Nick Murray

Pacific Links

An innovative program aimed at reaching out to the Pacific Islander community in Logan is encouraging a culture of learning and hope among today’s students.

AN award-winning schools-based program aimed at improving the learning outcomes for Pacific Islander students is being pioneered in Logan.

The Pacific Links initiative at Woodridge State High School involves partnering with local community organisations to raise the aspirations of students.

The initiative, which partners with organisations including Griffith University, Pacifika Pioneers, Good Health Nutrition, Voice of Samoan People and the Hope Centre aims to work with families and Pacific communities.

Community Hub Project Manager Josephine Aufai said research driven by Woodridge High found that a targeted initiative was needed to support the unique and complex needs of Pacific Islander students.

Dancing
Dancing

The school, which has a current enrolment of 1100 students, has more than 350 students of Pacific Islander heritage.

“The research showed that many students from the Pacific Islander cohort did not transition well to further education and employment,” she said.

“The school began researching alternatives and found that working collectively with community organisations and local businesses could be an effective way of enhancing the learning and vocational outcomes of these students.”

The targeted approach, which was originally established in 2010, includes a number of strategies aimed at building student success.

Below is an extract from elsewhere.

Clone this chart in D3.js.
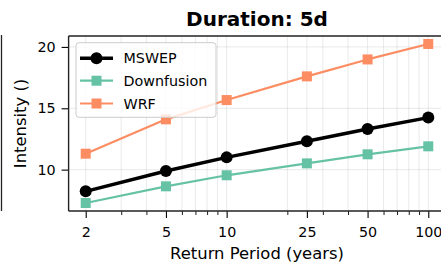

Under the Pacific Links project, a mentoring program has been introduced, linking students to key members of the Pacific Islander community.

The weekly meetings aim to encourage school attendance, build resilience and support students in setting academic goals.

The program also collaborates with local churches, attended by many of the students and their families.

In addition, the program also includes family nights, homework programs and home visits with school representatives.

Under the holistic initiative, students also receive leadership training, financial and employment advice, attend camps and gain insights into employment, study and vocational options after they finish high school.

Since Pacific Links was introduced school attendance rates have increased, suspension rates have decreased and student behaviour has improved.

The success of the initiative has provided a model which has now been used in other schools throughout Queensland.